John Sheehan, Mylan's CFO added: “Our second quarter results once again demonstrate the strength and resilience of our diverse, global platform. We expect to continue to generate strong cash flows, further enhancing our financial flexibility and capacity to invest in our current business, as well as other opportunities as they arise. Looking ahead, we are reaffirming our 2012 adjusted earnings guidance of $2.45 to $2.55 per share, as well as our 2013 adjusted earnings target of $2.75 per share.”

For the six months ended June 30, 2012, Mylan reported total revenues of $3.28 billion compared to $3.02 billion in the comparable prior year period. Third party net revenues for the six months ended June 30, 2012 were $3.25 billion compared to $3.01 billion for the comparable prior year period, representing an increase of 8.1 per cent.

Generics third party net revenues were $2.89 billion for the six months ended June 30, 2012, compared to $2.78 billion in the comparable prior year period, representing an increase of 4.0 per cent. Third party net revenues from North America were $1.62 billion for the six months ended June 30, 2012, compared to $1.42 billion for the comparable prior year period, representing an increase of 13.9 per cent.
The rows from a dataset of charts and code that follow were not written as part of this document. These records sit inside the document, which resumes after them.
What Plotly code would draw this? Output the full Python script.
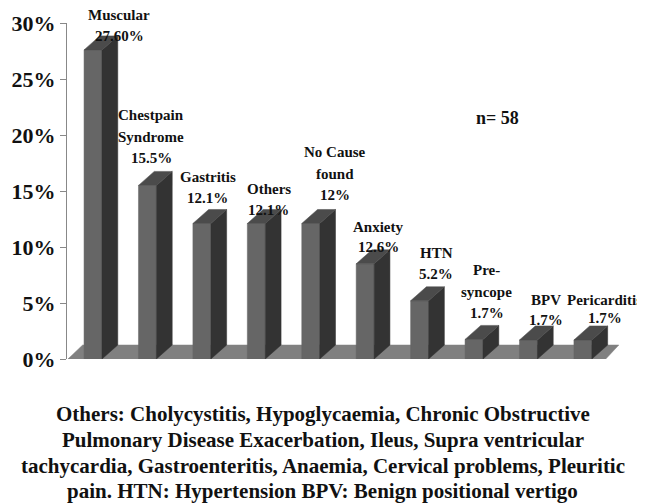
import plotly.graph_objects as go

# ---- data ----
categories = ["Muscular", "Chestpain Syndrome", "Gastritis", "Others", "No Cause found",
              "Anxiety", "HTN", "Pre-syncope", "BPV", "Pericarditis"]
values = [27.6, 15.5, 12.1, 12.1, 12.1, 8.5, 5.2, 1.75, 1.7, 1.7]
label_lines = [
    ["Muscular", "27.60%"],
    ["Chestpain", "Syndrome", "15.5%"],
    ["Gastritis", "12.1%"],
    ["Others", "12.1%"],
    ["No Cause", "found", "12%"],
    ["Anxiety", "12.6%"],
    ["HTN", "5.2%"],
    ["Pre-", "syncope", "1.7%"],
    ["BPV", "1.7%"],
    ["Pericarditis", "1.7%"],
]
tick_values = [0, 5, 10, 15, 20, 25, 30]
tick_labels = ["0%", "5%", "10%", "15%", "20%", "25%", "30%"]
caption_lines = [
    "Others: Cholycystitis, Hypoglycaemia, Chronic Obstructive",
    "Pulmonary Disease Exacerbation, Ileus, Supra ventricular",
    "tachycardia, Gastroenteritis, Anaemia, Cervical problems, Pleuritic",
    "pain. HTN: Hypertension BPV: Benign positional vertigo",
]
n_text = "n= 58"

# ---- styling / layout parameters ----
Y_MAX = 30
BAR_W = 0.33        # front face width (category units)
DX = 0.29           # depth offset in x (category units)
DY = 1.25           # depth offset in y (percent units)
FRONT = "#666666"
SIDE = "#333333"
TOP = "#4b4b4b"
FLOOR = "#808080"
SERIF = "Times New Roman, Liberation Serif, serif"

# label placement: x offset from bar index, y of first line (percent), line gap (percent)
label_dx = [0.48, 0.066, 0.105, 0.226, 0.44, 0.24, 0.305, 0.233, 0.327, 0.40]
label_y0 = [30.69, 21.76, 16.22, 15.15, 18.46, 11.76, 9.44, 7.92, 5.24, 5.24]
label_gap = [1.875, 1.9, 1.875, 1.875, 1.9, 1.8, 1.875, 1.9, 1.8, 1.55]

fig = go.Figure()


def poly(xs, ys, color):
    fig.add_trace(go.Scatter(
        x=xs + [xs[0]], y=ys + [ys[0]], mode="lines", fill="toself",
        fillcolor=color, line=dict(color=color, width=0.5),
        hoverinfo="skip", showlegend=False))


# floor
n = len(values)
fx0 = -0.46
fx1 = n - 1 + 0.42
poly([fx0, fx1, fx1 + 0.24, fx0 + 0.27], [0, 0, DY, DY], FLOOR)
fig.add_trace(go.Scatter(x=[fx0, fx1], y=[-0.12, -0.12], mode="lines",
                         line=dict(color="#d0d0d0", width=1.5),
                         hoverinfo="skip", showlegend=False))

# bars
for i, v in enumerate(values):
    xl = i - BAR_W / 2
    xr = i + BAR_W / 2
    poly([xl, xr, xr, xl], [0, 0, v, v], FRONT)
    poly([xr, xr + DX, xr + DX, xr], [0, DY, v + DY, v], SIDE)
    poly([xl, xr, xr + DX, xl + DX], [v, v, v + DY, v + DY], TOP)

annotations = []
for i, lines in enumerate(label_lines):
    for j, t in enumerate(lines):
        annotations.append(dict(
            x=i + label_dx[i], y=(label_y0[i] - j * label_gap[i]) / Y_MAX,
            xref="x", yref="paper",
            text=t, showarrow=False, xanchor="center", yanchor="middle",
            font=dict(family=SERIF, size=15, color="#111111", weight="bold")))

annotations.append(dict(x=7.43, y=21.48 / Y_MAX, xref="x", yref="paper", text=n_text,
                        showarrow=False, xanchor="center", yanchor="middle",
                        font=dict(family=SERIF, size=18, color="#111111", weight="bold")))

cap_y = [-0.1637, -0.2396, -0.317, -0.394]
for j, t in enumerate(caption_lines):
    annotations.append(dict(x=0.462, y=cap_y[j], xref="paper", yref="paper",
                            text=t, showarrow=False,
                            xanchor="center", yanchor="middle",
                            font=dict(family=SERIF, size=21, color="#111111", weight="bold")))

# the page body adds an 8px offset, margins compensate for it
fig.update_layout(
    width=645, height=504,
    margin=dict(l=59, r=32, t=15, b=153, autoexpand=False),
    paper_bgcolor="white", plot_bgcolor="white",
    annotations=annotations,
    xaxis=dict(range=[-0.478, 9.70], visible=False, fixedrange=True),
    yaxis=dict(range=[0, Y_MAX], tickvals=tick_values, ticktext=tick_labels,
               showgrid=False, zeroline=False, showline=True, linecolor="#888888",
               linewidth=1, ticks="outside", ticklen=6, tickcolor="#888888",
               tickfont=dict(family=SERIF, size=22, color="#111111", weight="bold"),
               fixedrange=True),
)

fig.write_html("out.html")
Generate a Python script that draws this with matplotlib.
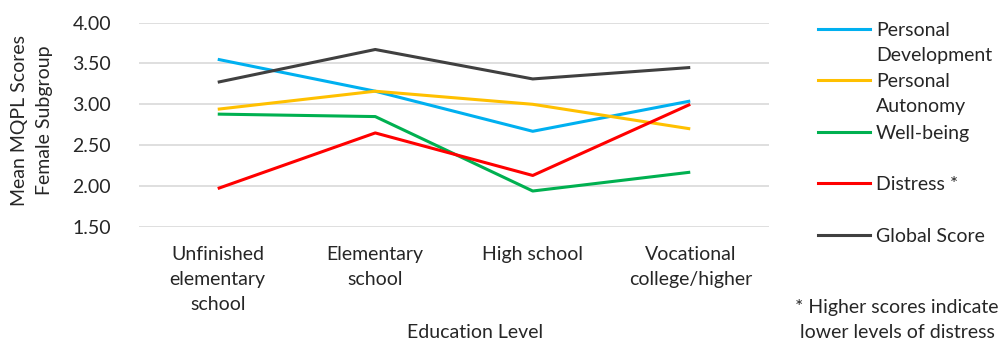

The increase in third party revenues was principally due to sales of new products which totaled approximately $430 million in the current year to date period, partially offset by lower revenues from existing products.

Third party net revenues from EMEA were $662.3 million for the six months ended June 30, 2012, compared to $767.8 million for the comparable prior year period, a decrease of 13.7 per cent. In Asia Pacific, third party net revenues were $606.1 million for the six months ended June 30, 2012, compared to $587.0 million for the comparable prior year period, an increase of 3.3 per cent. This increase is primarily driven by higher third party sales at Mylan Laboratories Limited.

Net earnings attributable to Mylan Inc. increased by 6.8 per cent, to $267.6 million for the six months ended June 30, 2012 as compared to $250.6 million for the prior year comparable period.